*Exercise prompt*. Count how many lines mention the word "code". Write that number alone.

*Records for this exercise*.
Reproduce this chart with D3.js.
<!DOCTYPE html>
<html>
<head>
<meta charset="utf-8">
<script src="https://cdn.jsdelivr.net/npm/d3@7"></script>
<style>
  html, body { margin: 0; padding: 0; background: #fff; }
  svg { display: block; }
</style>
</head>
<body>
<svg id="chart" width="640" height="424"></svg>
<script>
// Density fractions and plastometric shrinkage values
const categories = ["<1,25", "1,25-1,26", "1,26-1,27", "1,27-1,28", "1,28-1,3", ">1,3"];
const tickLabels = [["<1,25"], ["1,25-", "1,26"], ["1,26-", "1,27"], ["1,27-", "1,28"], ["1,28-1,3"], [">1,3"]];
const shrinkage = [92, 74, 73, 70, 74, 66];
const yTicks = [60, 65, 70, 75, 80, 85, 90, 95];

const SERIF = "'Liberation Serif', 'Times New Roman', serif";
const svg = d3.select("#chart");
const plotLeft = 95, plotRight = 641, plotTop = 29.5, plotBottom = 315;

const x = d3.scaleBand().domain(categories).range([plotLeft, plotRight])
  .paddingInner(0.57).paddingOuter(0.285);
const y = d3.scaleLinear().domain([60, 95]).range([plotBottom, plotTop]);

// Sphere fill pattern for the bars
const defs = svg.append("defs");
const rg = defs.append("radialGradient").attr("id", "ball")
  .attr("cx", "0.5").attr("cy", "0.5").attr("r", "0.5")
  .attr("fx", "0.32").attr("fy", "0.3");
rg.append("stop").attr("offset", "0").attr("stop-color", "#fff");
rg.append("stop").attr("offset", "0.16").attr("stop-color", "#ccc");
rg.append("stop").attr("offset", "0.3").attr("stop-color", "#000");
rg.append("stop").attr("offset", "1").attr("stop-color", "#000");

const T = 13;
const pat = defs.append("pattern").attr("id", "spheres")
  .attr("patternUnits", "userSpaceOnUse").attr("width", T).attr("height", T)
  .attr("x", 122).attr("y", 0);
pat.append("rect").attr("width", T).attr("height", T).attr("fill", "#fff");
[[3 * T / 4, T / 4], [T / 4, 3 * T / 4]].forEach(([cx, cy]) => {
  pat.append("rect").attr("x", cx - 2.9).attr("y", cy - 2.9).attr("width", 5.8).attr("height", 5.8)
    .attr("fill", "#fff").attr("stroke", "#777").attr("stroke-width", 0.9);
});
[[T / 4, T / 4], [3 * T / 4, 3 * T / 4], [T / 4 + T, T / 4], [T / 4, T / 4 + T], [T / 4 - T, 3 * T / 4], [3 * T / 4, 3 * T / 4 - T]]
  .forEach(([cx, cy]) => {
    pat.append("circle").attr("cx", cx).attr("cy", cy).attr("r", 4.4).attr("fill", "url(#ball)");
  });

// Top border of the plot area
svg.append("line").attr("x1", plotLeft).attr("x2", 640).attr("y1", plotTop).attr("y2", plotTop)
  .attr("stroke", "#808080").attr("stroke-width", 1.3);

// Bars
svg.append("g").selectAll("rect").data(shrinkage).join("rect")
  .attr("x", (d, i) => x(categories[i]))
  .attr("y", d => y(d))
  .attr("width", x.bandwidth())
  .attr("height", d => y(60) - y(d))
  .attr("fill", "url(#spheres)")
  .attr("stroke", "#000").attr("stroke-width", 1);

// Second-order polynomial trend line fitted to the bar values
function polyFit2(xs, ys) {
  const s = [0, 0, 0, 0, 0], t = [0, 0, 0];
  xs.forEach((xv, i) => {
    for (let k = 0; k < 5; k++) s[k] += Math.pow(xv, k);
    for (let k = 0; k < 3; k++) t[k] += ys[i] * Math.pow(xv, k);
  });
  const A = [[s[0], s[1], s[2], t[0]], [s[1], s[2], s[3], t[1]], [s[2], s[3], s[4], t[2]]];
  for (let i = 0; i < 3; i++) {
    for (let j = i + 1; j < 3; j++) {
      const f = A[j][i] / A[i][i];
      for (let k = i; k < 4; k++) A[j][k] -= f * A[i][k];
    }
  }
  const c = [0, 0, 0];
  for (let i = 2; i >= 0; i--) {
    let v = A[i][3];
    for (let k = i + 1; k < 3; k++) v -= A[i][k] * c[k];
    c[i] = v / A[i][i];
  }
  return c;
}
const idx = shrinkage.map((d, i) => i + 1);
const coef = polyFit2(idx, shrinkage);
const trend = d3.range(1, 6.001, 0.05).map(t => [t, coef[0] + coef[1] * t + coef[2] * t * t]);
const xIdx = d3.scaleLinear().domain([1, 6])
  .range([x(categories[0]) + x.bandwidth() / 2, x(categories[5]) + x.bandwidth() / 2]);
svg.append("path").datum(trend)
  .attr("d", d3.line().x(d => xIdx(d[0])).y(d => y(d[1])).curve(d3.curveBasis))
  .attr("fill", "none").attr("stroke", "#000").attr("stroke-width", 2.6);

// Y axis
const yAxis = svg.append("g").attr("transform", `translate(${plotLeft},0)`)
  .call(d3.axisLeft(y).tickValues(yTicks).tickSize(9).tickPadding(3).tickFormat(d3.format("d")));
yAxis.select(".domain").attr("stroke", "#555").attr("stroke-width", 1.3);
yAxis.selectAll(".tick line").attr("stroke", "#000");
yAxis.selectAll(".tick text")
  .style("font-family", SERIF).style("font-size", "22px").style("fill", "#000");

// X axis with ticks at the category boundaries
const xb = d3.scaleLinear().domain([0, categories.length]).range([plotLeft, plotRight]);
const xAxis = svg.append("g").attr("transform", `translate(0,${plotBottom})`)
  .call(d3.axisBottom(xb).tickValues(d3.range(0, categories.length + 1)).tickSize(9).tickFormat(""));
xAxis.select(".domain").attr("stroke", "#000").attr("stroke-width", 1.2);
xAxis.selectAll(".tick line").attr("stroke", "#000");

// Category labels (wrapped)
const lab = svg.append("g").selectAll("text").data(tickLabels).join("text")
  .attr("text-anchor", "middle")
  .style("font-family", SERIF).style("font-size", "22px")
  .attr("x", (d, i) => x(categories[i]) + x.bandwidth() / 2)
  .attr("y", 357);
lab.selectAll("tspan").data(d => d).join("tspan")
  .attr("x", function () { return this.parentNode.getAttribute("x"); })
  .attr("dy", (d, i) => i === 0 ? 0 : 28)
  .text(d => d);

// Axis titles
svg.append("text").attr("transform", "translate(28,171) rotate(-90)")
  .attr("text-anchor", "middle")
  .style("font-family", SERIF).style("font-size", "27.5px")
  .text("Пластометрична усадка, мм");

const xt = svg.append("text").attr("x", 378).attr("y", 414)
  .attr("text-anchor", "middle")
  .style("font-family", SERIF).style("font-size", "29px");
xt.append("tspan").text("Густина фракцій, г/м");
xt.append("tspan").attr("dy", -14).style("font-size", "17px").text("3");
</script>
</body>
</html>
--
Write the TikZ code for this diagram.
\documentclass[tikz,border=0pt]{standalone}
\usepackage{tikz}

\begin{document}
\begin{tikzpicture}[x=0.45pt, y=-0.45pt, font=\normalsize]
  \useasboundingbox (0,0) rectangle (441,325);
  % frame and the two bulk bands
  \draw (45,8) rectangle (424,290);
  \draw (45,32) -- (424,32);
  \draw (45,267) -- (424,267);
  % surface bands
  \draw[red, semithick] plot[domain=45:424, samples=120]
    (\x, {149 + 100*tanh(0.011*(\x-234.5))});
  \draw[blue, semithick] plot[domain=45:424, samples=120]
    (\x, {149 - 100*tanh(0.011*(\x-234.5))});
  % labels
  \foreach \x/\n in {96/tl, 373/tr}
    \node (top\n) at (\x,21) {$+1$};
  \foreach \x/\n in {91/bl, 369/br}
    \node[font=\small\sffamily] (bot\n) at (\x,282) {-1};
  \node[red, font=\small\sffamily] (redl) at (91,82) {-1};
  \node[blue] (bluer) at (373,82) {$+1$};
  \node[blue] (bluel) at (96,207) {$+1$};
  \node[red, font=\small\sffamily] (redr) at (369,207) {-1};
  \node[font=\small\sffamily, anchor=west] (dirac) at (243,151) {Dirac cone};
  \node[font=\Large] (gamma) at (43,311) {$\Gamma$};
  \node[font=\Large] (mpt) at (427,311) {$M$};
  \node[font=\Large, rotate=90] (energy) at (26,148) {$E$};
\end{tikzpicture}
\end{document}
==
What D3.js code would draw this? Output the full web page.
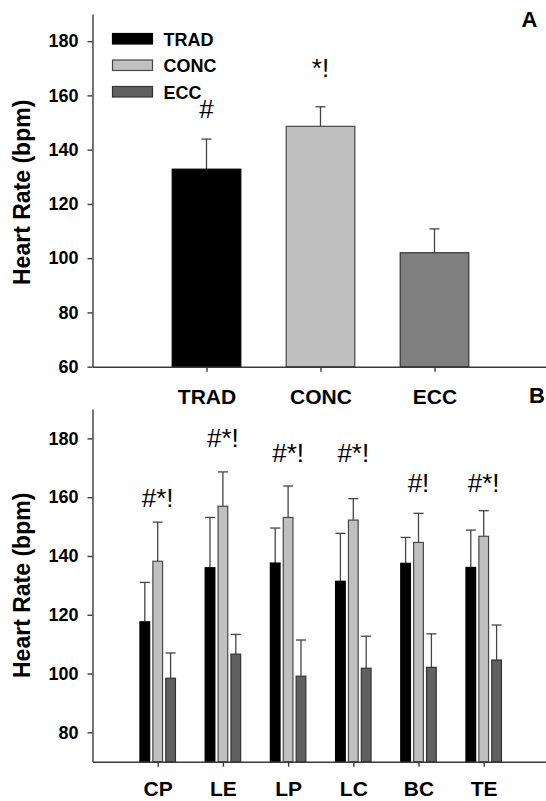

*Exercise result*. 2